Section 1(h)(1) of the Code generally provides that a taxpayer's “net capital gain” for any taxable year will be subject to a maximum tax rate of 15 percent (or 5 percent in the case of certain taxpayers). The 2003 Act added section 1(h)(11), which provides that net capital gain for purposes of section (1)(h) means net capital gain (determined without regard to section 1(h)(11)) increased by “qualified dividend income.” Qualified dividend income means dividends received during the taxable year from domestic corporations and “qualified foreign corporations.” Section 1(h)(11)(B)(i). Subject to certain exceptions, a qualified foreign corporation is any foreign corporation that is either (i) incorporated in a possession of the United States, or (ii) eligible for benefits of a comprehensive income tax treaty with the United States which the Secretary determines is satisfactory for purposes of this provision and which includes an exchange of information program (the “treaty test”). Section 1(h)(11)(C)(i). A qualified foreign corporation does not include any foreign corporation which for the taxable year of the corporation in which the dividend was paid, or the preceding taxable year, is a foreign personal holding company (as defined in section 552), a foreign investment company (as defined in section 1246(b)), or a passive foreign investment company (as defined in section 1297). Section 1(h)(11)(C)(iii).
The appendix to this notice sets forth the current list of U.S. income tax treaties that meet the requirements of section 1(h)(11)(C)(i)(II). Four U.S. income tax treaties do not meet the requirements of section 1(h)(11)(C)(i)(II). The tax treaties with Bermuda and The Netherlands Antilles are not comprehensive income tax treaties within the meaning of section 1(h)(11). The U.S.-U.S.S.R. income tax treaty, which was signed on June 20, 1973, and currently applies to certain former Soviet Republics, does not include an information exchange program. The current income tax treaty with Barbados was determined not to be satisfactory for purposes of section 1(h)(11) because of concern that the treaty may operate to provide benefits which are intended to mitigate or eliminate double taxation in cases where there is no risk of double taxation.
Treasury and the IRS intend to update this list, as appropriate. Situations that may result in changes to the list include the entry into force of new income tax treaties and the amendment or renegotiation of existing tax treaties. Further, Treasury and the IRS continue to study the operation of each of our income tax treaties, including the implications of any changes in the domestic laws of the treaty partner, to ensure that the treaty accomplishes its intended objectives and continues to be satisfactory for purposes of this provision. It is anticipated that any changes to the list of income tax treaties that meet the requirements of section (1)(h)(11)(C)(i)(II) will apply only to dividends paid after the date of publication of the revised list.

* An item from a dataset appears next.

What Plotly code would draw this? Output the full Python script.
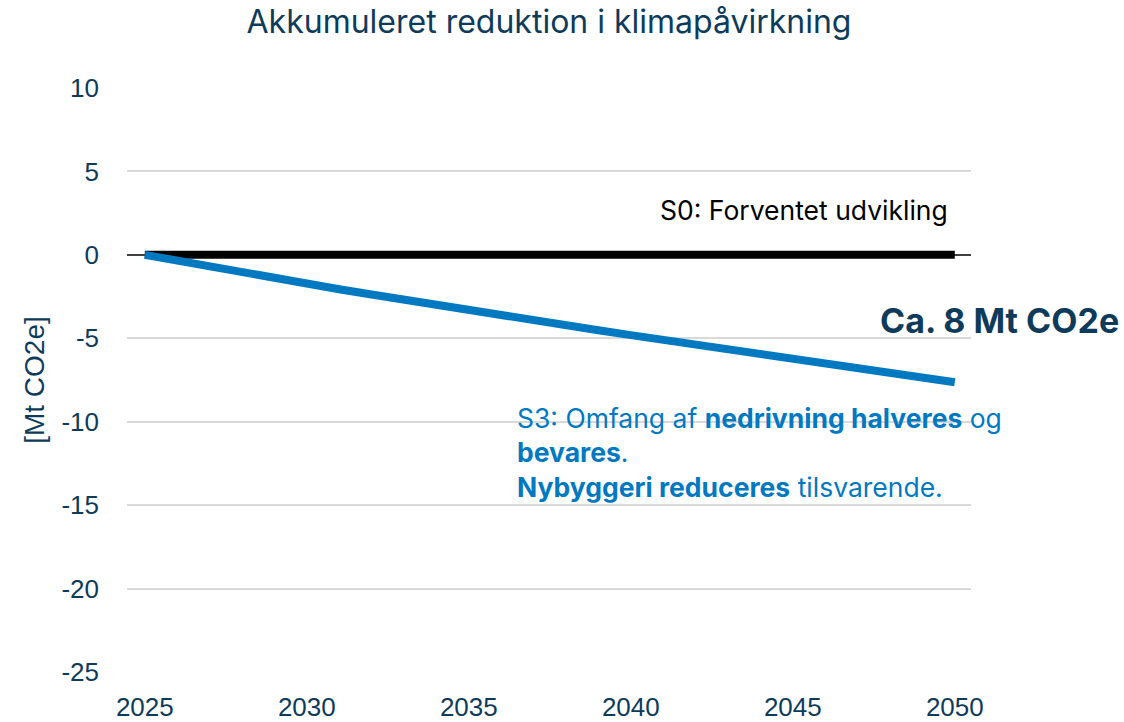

Finally, in order to be treated as a qualified foreign corporation under the treaty test, a foreign corporation must be eligible for benefits of one of the U.S. income tax treaties listed in the Appendix. Accordingly, the foreign corporation must be a resident within the meaning of such term under the relevant treaty and must satisfy any other requirements of that treaty, including the requirements under any applicable limitation on benefits provision. Treasury and the IRS are working on guidance concerning whether foreign corporations are qualified foreign corporations under the treaty test.
The notice is effective for taxable years beginning after December 31, 2002.
|U.S. INCOME TAX TREATIES SATISFYING THE REQUIREMENTS OF SECTION 1(h)(11)(C)(i)(II)|
|Denmark||Italy||Pakistan||Trinidad and Tobago|
 A foreign corporation that does not satisfy either of these two tests is treated as a qualified foreign corporation with respect to any dividend paid by such corporation if the stock with respect to which such dividend is paid is readily tradable on an established securities market in the United States. Section 1(h)(11)(C)(ii). Treasury and the IRS are working on guidance concerning the definition of “readily tradable on an established securities market in the United States.”
 A dividend from a qualified foreign corporation also is subject to the other limitations in section 1(h)(11). For example, a shareholder receiving a dividend from a qualified foreign corporation must satisfy the holding period requirements of section 1(h)(11)(B)(iii).
 The conference report provides that, for the period prior to this determination, foreign corporations will not be considered qualified foreign corporations by reason of eligibility for benefits of the U.S.-Barbados income tax treaty. H.R. Rep. 108-126, 108th Cong., 1st Sess. at 42 (2003).